**Written exercise**. Filter the data for lines with the word "chart", then copy every line so identified.

**Material to process**.
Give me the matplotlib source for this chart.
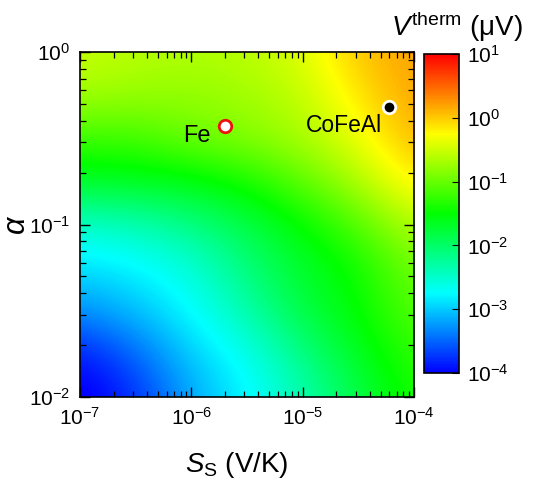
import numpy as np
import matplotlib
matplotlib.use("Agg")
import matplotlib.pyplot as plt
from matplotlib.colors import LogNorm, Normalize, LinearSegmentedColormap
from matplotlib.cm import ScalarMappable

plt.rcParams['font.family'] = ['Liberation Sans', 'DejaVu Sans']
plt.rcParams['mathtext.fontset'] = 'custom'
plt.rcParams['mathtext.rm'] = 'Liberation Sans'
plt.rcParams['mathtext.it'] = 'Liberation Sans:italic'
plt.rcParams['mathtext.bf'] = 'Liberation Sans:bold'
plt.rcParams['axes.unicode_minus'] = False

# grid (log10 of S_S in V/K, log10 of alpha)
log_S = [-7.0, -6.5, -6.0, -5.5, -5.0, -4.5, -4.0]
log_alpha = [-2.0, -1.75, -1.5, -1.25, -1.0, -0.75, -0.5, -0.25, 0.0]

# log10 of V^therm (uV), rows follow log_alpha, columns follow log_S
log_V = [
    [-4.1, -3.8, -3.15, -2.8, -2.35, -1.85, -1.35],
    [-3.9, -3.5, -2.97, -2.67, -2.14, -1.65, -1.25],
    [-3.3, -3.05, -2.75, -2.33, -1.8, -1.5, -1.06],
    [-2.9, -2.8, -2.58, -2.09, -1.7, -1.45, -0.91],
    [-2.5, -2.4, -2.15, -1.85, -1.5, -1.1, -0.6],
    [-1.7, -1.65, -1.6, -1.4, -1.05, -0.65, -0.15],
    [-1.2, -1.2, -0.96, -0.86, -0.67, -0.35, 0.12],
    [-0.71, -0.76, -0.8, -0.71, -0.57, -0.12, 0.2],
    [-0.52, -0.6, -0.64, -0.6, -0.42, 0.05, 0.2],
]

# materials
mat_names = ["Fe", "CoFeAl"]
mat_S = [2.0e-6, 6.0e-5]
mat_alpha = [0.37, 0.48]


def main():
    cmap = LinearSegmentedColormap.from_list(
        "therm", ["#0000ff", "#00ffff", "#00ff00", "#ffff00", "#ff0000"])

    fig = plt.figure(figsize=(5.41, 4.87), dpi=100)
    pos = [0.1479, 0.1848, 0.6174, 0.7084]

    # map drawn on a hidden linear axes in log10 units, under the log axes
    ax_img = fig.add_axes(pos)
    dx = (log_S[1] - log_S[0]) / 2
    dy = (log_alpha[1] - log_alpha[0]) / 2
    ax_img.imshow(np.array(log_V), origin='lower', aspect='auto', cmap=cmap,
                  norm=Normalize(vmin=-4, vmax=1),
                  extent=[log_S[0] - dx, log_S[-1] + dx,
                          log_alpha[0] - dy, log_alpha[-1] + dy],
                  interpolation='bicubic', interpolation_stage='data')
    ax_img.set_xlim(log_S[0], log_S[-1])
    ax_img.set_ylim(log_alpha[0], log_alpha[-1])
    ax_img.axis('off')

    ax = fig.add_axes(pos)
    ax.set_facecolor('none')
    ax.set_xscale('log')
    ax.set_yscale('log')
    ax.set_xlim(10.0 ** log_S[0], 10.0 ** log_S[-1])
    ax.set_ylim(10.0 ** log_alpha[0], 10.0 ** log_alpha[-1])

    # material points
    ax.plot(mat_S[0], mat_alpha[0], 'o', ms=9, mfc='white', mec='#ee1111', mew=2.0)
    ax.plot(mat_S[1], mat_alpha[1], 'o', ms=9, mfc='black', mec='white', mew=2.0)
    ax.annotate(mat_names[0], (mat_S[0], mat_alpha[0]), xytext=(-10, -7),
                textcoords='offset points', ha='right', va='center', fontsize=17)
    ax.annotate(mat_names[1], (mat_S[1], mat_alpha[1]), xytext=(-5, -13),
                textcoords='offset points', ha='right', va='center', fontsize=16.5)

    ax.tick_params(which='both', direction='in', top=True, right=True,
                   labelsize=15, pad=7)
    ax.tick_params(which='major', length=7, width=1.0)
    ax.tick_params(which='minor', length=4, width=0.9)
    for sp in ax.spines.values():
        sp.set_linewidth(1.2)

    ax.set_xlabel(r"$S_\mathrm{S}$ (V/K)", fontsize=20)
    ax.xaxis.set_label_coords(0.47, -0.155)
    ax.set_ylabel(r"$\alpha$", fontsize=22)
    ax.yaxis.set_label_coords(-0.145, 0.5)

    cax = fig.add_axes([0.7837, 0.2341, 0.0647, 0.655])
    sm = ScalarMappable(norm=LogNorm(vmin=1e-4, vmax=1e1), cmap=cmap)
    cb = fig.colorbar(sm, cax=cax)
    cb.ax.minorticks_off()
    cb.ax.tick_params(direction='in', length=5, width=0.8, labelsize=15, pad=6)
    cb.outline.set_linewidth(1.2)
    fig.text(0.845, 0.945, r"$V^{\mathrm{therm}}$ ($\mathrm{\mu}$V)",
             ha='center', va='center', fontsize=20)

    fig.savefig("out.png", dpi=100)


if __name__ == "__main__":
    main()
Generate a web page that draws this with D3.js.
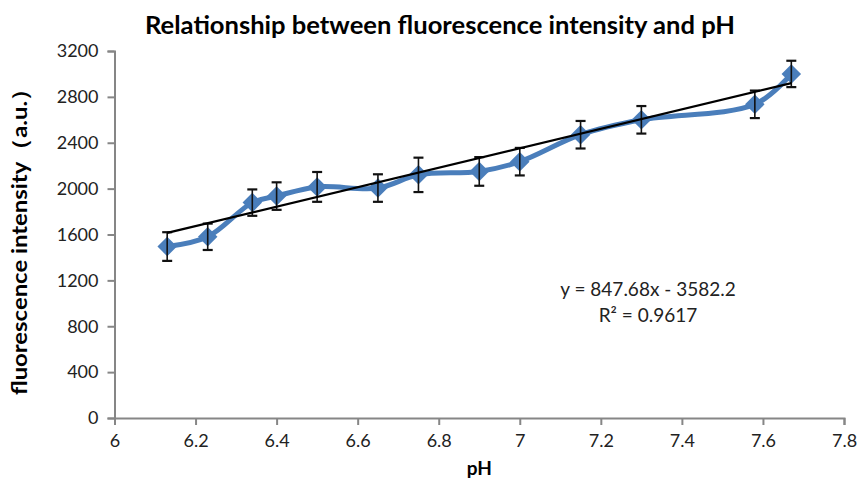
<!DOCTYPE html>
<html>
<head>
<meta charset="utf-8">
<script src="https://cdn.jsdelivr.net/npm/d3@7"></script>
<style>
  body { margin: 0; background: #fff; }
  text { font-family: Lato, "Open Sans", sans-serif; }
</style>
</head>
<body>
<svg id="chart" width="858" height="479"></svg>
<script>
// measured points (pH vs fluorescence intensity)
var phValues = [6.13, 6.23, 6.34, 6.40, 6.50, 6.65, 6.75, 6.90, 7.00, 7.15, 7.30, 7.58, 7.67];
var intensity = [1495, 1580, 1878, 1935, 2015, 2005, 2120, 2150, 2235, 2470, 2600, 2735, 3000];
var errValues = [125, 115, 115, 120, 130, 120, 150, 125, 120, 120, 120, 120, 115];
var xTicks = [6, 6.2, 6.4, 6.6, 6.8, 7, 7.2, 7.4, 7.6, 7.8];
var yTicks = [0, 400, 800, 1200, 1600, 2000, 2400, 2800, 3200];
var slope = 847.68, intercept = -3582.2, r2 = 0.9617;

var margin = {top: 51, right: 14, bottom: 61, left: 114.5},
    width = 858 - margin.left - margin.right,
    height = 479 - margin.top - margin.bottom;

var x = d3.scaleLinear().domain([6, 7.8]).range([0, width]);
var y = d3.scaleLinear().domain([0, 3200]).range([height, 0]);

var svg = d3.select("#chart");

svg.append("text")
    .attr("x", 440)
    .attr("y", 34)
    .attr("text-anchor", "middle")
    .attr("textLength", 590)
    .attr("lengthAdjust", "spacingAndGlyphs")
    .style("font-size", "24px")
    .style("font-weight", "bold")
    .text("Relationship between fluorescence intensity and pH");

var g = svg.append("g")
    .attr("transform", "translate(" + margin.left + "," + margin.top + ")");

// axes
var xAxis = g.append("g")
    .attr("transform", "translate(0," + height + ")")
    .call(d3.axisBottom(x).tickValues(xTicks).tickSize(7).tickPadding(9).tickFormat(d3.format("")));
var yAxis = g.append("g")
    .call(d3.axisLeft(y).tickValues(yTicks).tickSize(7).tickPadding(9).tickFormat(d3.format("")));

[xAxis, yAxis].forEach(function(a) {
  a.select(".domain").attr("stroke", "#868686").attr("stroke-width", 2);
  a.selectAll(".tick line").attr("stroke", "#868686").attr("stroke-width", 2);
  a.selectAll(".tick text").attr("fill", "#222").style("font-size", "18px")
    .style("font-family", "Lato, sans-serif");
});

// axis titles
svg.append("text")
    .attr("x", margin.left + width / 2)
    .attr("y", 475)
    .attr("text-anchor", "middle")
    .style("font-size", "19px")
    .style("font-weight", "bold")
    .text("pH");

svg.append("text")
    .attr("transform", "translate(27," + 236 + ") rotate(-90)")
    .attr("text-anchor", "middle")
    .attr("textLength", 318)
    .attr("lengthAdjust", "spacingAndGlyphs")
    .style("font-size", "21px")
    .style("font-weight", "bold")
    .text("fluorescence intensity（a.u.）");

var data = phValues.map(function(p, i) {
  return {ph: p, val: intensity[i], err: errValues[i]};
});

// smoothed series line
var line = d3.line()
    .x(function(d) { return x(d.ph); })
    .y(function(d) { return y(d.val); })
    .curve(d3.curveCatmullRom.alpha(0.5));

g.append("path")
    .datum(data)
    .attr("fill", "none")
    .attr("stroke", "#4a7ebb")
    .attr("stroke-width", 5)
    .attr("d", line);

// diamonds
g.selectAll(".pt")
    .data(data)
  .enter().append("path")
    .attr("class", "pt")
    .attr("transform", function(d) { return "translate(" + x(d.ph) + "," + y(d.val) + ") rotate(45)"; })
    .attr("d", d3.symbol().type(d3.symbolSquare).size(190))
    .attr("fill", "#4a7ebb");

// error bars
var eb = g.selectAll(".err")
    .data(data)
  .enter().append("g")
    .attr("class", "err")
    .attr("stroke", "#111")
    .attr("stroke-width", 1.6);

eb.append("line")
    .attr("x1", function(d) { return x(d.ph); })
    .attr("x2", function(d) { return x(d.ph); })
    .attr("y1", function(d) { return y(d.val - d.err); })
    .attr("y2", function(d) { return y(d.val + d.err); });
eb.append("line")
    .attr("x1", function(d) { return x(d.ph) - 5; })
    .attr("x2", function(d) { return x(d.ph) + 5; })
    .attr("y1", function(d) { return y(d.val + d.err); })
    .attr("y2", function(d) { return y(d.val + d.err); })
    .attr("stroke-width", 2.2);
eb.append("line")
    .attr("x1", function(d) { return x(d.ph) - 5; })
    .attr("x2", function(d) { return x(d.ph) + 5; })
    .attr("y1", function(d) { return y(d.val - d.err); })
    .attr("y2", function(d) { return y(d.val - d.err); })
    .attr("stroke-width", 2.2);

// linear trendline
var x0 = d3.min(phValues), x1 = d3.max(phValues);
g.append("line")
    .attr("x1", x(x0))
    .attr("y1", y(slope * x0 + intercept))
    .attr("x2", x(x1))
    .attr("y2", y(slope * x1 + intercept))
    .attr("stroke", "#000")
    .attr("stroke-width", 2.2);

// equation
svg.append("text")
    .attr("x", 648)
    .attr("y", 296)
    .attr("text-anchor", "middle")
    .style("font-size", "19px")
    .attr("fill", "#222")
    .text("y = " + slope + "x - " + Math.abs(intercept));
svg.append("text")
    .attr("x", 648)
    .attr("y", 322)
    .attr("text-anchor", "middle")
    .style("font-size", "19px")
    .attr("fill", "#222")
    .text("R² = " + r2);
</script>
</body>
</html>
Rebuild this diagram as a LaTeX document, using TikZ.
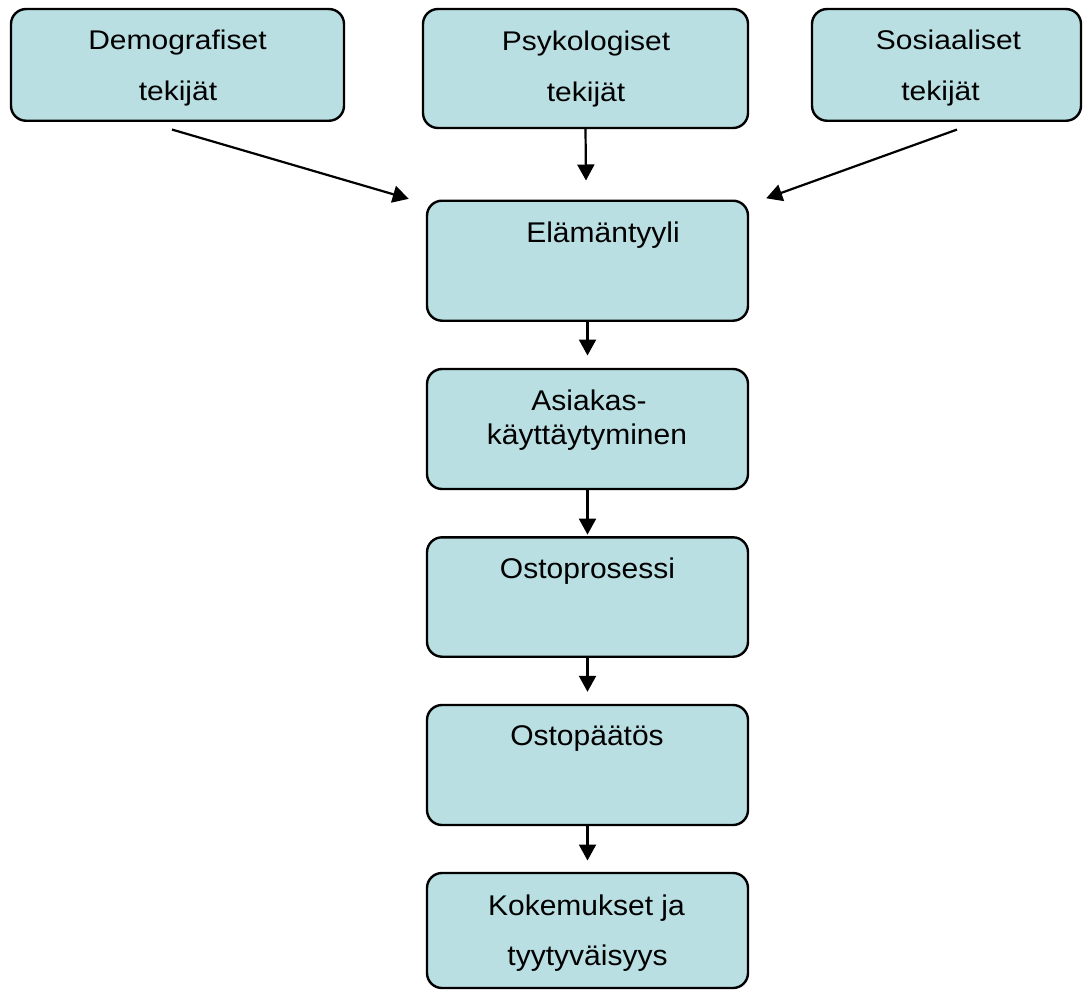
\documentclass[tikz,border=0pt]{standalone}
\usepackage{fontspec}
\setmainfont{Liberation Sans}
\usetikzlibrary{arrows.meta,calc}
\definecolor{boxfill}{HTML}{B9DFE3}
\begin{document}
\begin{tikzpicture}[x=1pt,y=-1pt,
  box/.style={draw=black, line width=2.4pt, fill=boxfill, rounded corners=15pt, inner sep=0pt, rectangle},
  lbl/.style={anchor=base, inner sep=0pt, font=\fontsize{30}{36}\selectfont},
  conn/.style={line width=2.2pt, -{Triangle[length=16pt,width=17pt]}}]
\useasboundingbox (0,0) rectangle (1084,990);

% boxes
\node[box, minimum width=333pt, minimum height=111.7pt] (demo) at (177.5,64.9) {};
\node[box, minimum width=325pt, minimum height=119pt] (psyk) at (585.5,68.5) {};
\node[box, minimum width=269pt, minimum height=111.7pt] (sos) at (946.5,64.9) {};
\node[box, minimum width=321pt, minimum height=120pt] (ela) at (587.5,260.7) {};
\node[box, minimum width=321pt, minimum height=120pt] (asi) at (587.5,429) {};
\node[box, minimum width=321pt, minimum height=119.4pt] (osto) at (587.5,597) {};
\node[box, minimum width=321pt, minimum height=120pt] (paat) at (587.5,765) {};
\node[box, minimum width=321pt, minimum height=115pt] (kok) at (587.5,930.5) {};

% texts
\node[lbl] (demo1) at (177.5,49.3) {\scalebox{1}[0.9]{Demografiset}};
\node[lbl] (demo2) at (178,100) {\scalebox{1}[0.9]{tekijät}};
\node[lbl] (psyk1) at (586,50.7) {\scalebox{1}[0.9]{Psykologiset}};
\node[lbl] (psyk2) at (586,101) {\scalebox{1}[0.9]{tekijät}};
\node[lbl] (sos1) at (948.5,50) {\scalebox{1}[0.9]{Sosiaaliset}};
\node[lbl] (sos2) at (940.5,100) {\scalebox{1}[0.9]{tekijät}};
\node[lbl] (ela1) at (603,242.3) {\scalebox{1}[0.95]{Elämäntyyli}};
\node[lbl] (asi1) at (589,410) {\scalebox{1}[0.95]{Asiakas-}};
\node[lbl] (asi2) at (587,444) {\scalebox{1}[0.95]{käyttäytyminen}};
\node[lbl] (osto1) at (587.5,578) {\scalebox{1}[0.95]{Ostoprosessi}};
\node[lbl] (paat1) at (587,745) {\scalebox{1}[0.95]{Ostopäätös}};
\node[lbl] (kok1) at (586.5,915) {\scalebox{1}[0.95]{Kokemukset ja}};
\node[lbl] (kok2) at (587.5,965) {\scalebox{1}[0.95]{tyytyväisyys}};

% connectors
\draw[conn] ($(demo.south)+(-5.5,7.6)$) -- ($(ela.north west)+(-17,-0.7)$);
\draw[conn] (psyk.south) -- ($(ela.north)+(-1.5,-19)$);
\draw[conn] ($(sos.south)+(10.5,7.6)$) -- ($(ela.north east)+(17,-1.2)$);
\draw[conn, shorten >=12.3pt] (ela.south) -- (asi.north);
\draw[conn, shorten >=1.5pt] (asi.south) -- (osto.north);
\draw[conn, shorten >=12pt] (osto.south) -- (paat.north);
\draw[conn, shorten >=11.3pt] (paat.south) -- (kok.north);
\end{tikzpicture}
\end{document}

**Result**.
Give me the matplotlib source for this chart.
<svg id="chart" width="858" height="479"></svg>
var svg = d3.select("#chart");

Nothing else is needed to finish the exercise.